The scope of democracy / This drift of Achen and Bartels’ otherwise interesting book suggests that the fundamental problem of democracy as we know it is not ignorant voters, lurking bureaucrats, or people who get a bit more ink or electrons. The fundamental problem is the scope of democracy. If democracy is “the rule of the people,” as Somin defines it in his 2013 book, the first problem is the rule. The second problem is identifying who “the people” are. Moreover, if everything is up for grabs, the volume, depth, and antagonism of discussion will exclude most people. Politics begets conflict and ultimately renders discussion impossible.
“Paradoxically,” writes Somin, “the best way to improve democratic deliberation may be to rely on it less. … Democratic control of government works better when there is less government to control.” Going back to the problem of voters’ rational ignorance, “the problem of political ignorance may be more effectively addressed not by increasing knowledge but by trying to reduce the impact of ignorance.”

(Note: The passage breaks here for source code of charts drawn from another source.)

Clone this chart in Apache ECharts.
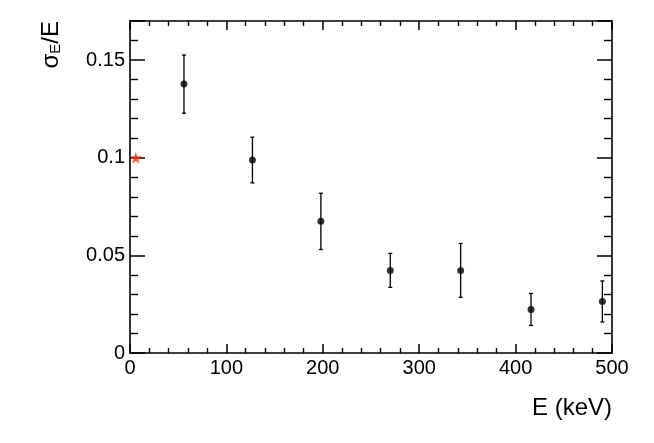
<!DOCTYPE html>
<html>
<head>
<meta charset="utf-8">
<script src="https://cdn.jsdelivr.net/npm/echarts@6/dist/echarts.min.js"></script>
<style>html,body{margin:0;padding:0;background:#fff;}#chart{width:654px;height:443px;}</style>
</head>
<body>
<div id="chart"></div>
<script>
// ---- data ----
var energies = [56, 127, 198, 270, 343, 416, 490];          // E (keV)
var resolution = [0.1377, 0.0988, 0.0674, 0.0423, 0.0423, 0.0223, 0.0264]; // sigma_E / E
var resolutionErr = [0.0149, 0.0117, 0.0144, 0.0087, 0.0138, 0.0082, 0.0105];
var refEnergy = [6];
var refResolution = [0.1];
var xTicks = [0, 100, 200, 300, 400, 500];
var yTicks = [0, 0.05, 0.1, 0.15];

var FONT = '"Liberation Sans", Arial, Helvetica, sans-serif';

var pts = energies.map(function (e, i) { return [e, resolution[i]]; });
var errPts = energies.map(function (e, i) { return [e, resolution[i], resolutionErr[i]]; });
var refPts = refEnergy.map(function (e, i) { return [e, refResolution[i]]; });

function axisX(pos, show) {
  return {
    type: 'value', position: pos, min: xTicks[0], max: xTicks[xTicks.length - 1],
    interval: xTicks[1] - xTicks[0],
    axisLine: { show: true, onZero: false, lineStyle: { color: '#000', width: 1.6 } },
    axisTick: { show: true, inside: true, length: 9, lineStyle: { color: '#000', width: 1.5 } },
    minorTick: { show: true, splitNumber: 5, length: 5, lineStyle: { color: '#000', width: 1.4 } },
    splitLine: { show: false },
    axisLabel: { show: show, color: '#000', fontSize: 20, fontFamily: FONT, margin: 5 }
  };
}
function axisY(pos, show) {
  return {
    type: 'value', position: pos, min: 0, max: 0.17,
    interval: yTicks[1] - yTicks[0],
    axisLine: { show: true, onZero: false, lineStyle: { color: '#000', width: 1.6 } },
    axisTick: { show: true, inside: true, length: 15, lineStyle: { color: '#000', width: 1.5 } },
    minorTick: { show: true, splitNumber: 5, length: 8, lineStyle: { color: '#000', width: 1.4 } },
    splitLine: { show: false },
    axisLabel: { show: show, color: '#000', fontSize: 20, fontFamily: FONT, margin: 5,
      showMaxLabel: false,
      formatter: function (v) { return String(+v.toFixed(3)); } }
  };
}

var xa = axisX('bottom', true);
xa.name = 'E (keV)';
xa.nameLocation = 'end';
xa.nameGap = 0;
xa.nameMoveOverlap = false;
xa.nameTextStyle = { color: '#000', fontSize: 24, fontFamily: FONT, align: 'right', verticalAlign: 'top', padding: [43, 0, 0, 0] };

var ya = axisY('left', true);
ya.name = '{a|σ}{b|E}{a|/E}';
ya.nameLocation = 'end';
ya.nameGap = 0;
ya.nameRotate = 90;
ya.nameMoveOverlap = false;
ya.nameTextStyle = {
  color: '#000', fontFamily: FONT, align: 'right', verticalAlign: 'bottom', padding: [0, 0, 67, 0],
  rich: {
    a: { fontSize: 24, fontFamily: FONT, color: '#000', verticalAlign: 'bottom' },
    b: { fontSize: 15, fontFamily: FONT, color: '#000', verticalAlign: 'bottom' }
  }
};

var option = {
  animation: false,
  backgroundColor: '#fff',
  grid: { left: 130, right: 42, top: 21, bottom: 90, containLabel: false },
  xAxis: [xa, axisX('top', false)],
  yAxis: [ya, axisY('right', false)],
  series: [
    {
      type: 'custom', xAxisIndex: 0, yAxisIndex: 0, data: errPts, z: 2,
      renderItem: function (params, api) {
        var x = api.value(0), y = api.value(1), e = api.value(2);
        var t = api.coord([x, y + e]), b = api.coord([x, y - e]);
        var c = 2;
        var st = { stroke: '#000', lineWidth: 1.3 };
        return { type: 'group', children: [
          { type: 'line', shape: { x1: t[0], y1: t[1], x2: b[0], y2: b[1] }, style: st },
          { type: 'line', shape: { x1: t[0] - c, y1: t[1], x2: t[0] + c, y2: t[1] }, style: st },
          { type: 'line', shape: { x1: b[0] - c, y1: b[1], x2: b[0] + c, y2: b[1] }, style: st }
        ] };
      }
    },
    {
      type: 'scatter', xAxisIndex: 0, yAxisIndex: 0, data: pts, z: 3,
      symbol: 'circle', symbolSize: 7, itemStyle: { color: '#000' }
    },
    {
      type: 'scatter', xAxisIndex: 0, yAxisIndex: 0, data: refPts, z: 4,
      symbol: 'path://M50,0 L61,35 L98,35 L68,57 L79,91 L50,70 L21,91 L32,57 L2,35 L39,35 Z',
      symbolSize: 12, itemStyle: { color: '#ff2a0a' }
    }
  ]
};
var chart = echarts.init(document.getElementById('chart'), null, { renderer: 'canvas' });
chart.setOption(option);
</script>
</body>
</html>
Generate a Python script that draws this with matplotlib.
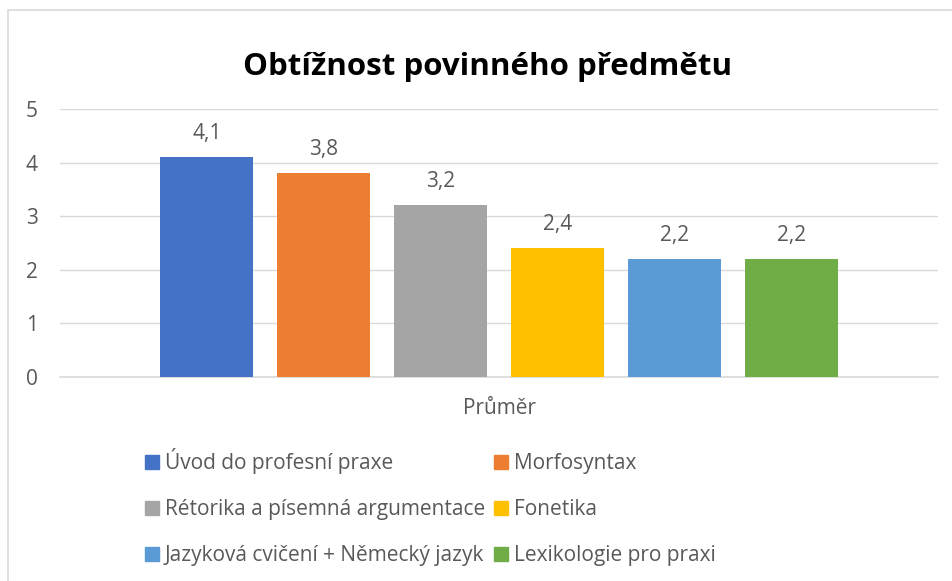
import matplotlib.pyplot as plt
from matplotlib.patches import Rectangle, Patch

plt.rcParams['font.family'] = ['Open Sans', 'DejaVu Sans']

subjects = ["Úvod do profesní praxe", "Morfosyntax", "Rétorika a písemná argumentace",
            "Fonetika", "Jazyková cvičení + Německý jazyk", "Lexikologie pro praxi"]
values = [4.1, 3.8, 3.2, 2.4, 2.2, 2.2]
colors = ["#4472C4", "#ED7D31", "#A5A5A5", "#FFC000", "#5B9BD5", "#70AD47"]
category = "Průměr"
title = "Obtížnost povinného předmětu"

W, H = 953, 581
fig = plt.figure(figsize=(W / 100, H / 100), dpi=100)
ax = fig.add_axes([60 / W, 1 - 377 / H, (938 - 60) / W, (377 - 109) / H])

txt = "#595959"
grid = "#D9D9D9"
fs = 15

x = list(range(len(values)))
bars = ax.bar(x, values, width=0.795, color=colors, zorder=3)
ax.bar_label(bars, labels=[f"{v:.1f}".replace(".", ",") for v in values],
             padding=9.5, fontsize=fs, color=txt)

ax.set_xlim(-1.256, 6.248)
ax.set_ylim(0, 5)
ax.set_yticks(range(6))
ax.set_xticks([2.5])
ax.set_xticklabels([category])
ax.tick_params(axis="both", length=0, labelsize=fs, labelcolor=txt)
ax.tick_params(axis="y", pad=16)
ax.tick_params(axis="x", pad=15)
ax.yaxis.grid(True, color=grid, linewidth=1, zorder=0)
for s in ["top", "right", "left"]:
    ax.spines[s].set_visible(False)
ax.spines["bottom"].set_color(grid)
ax.spines["bottom"].set_linewidth(1.2)

fig.text(488 / W, 1 - 75 / H, title, ha="center", va="baseline",
         fontsize=22.5, fontweight="bold", color="black")

# chart border (cropped on right/bottom)
fig.patches.append(Rectangle((8 / W, -0.1), 1.2, 1 - 10 / H + 0.1,
                             transform=fig.transFigure, fill=False,
                             edgecolor=grid, linewidth=1.2))

order = [0, 2, 4, 1, 3, 5]
handles = [Patch(color=colors[i], label=subjects[i]) for i in order]
fig.legend(handles=handles, ncol=2, loc="upper left",
           bbox_to_anchor=(145 / W, 1 - 448 / H), frameon=False,
           fontsize=fs, labelcolor=txt, borderpad=0, borderaxespad=0,
           handlelength=0.67, handleheight=0.67, handletextpad=0.29,
           labelspacing=1.2, columnspacing=0.43)

fig.savefig("out.png", dpi=100)
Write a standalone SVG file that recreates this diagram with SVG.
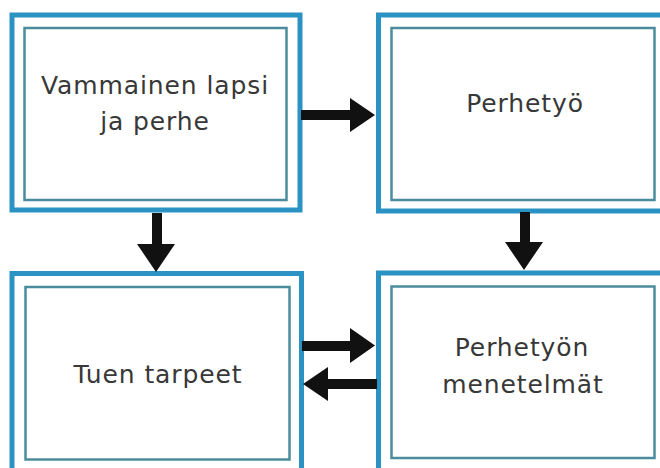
<svg xmlns="http://www.w3.org/2000/svg" width="660" height="468" viewBox="0 0 660 468">
<style>
.outer{fill:#ffffff;stroke:#2b93c3;stroke-width:5}
.inner{fill:none;stroke:#4a8c9e;stroke-width:2.5}
.lbl{font-family:"DejaVu Sans","Liberation Sans",sans-serif;font-size:25px;fill:#383838;text-anchor:middle;letter-spacing:0.9px}
.arr{fill:#111111}
</style>
<rect width="660" height="468" fill="#ffffff"/>
<g id="node-vammainen">
<rect class="outer" x="12" y="15" width="288" height="195"/>
<rect class="inner" x="24.5" y="28" width="262" height="172"/>
<text class="lbl" x="155" y="94">Vammainen lapsi</text>
<text class="lbl" x="155" y="130">ja perhe</text>
</g>
<g id="node-perhetyo">
<rect class="outer" x="378.5" y="15" width="284" height="196"/>
<rect class="inner" x="391.5" y="28" width="263" height="172"/>
<text class="lbl" x="525" y="112">Perhetyö</text>
</g>
<g id="node-tuen">
<rect class="outer" x="12" y="273.5" width="289.5" height="200"/>
<rect class="inner" x="25.5" y="287" width="264" height="172.5"/>
<text class="lbl" x="158" y="383">Tuen tarpeet</text>
</g>
<g id="node-menetelmat">
<rect class="outer" x="378.5" y="273" width="284" height="200"/>
<rect class="inner" x="391.5" y="286.5" width="263" height="171.5"/>
<text class="lbl" x="522" y="356">Perhetyön</text>
<text class="lbl" x="523" y="393">menetelmät</text>
</g>
<g id="connectors">
<polygon class="arr" points="301,110 350,110 350,98 375,115 350,132 350,120 301,120"/>
<polygon class="arr" points="152,213 162,213 162,244 175,244 156,272 137,244 152,244"/>
<polygon class="arr" points="520,212 530,212 530,242 543,242 524,270 505,242 520,242"/>
<polygon class="arr" points="302,341 350,341 350,328 375,345.5 350,363 350,351 302,351"/>
<polygon class="arr" points="377,379 328,379 328,367 303,384 328,401 328,389 377,389"/>
</g>
</svg>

Or look at it from Buchanan’s constitutional perspective (as I understand it). We must distinguish between consumer tastes, which are a private matter, and political opinions, which—except in (most) libertarian opinions—imply imposing one’s preferred lifestyle on others. Democracy, even in its direct forms, may be good for issues relating to tastes for public goods. Think of national defense or even public land if you take John Locke’s proviso seriously (private appropriation of land “at least where there is enough, and as good, left in common for others”). But no democracy, bureaucracy, or any other form of “-cracy” (which is derived from the Greek kratos, meaning “power”) is good when tastes concerning nonpublic goods are concerned: Joe’s preference for white chocolate and Alice’s preference for dark chocolate are nobody’s business.
Both Escape from Democracy and Democracy for Realists are interesting books. But the latter is not consistent with real limitation of state power.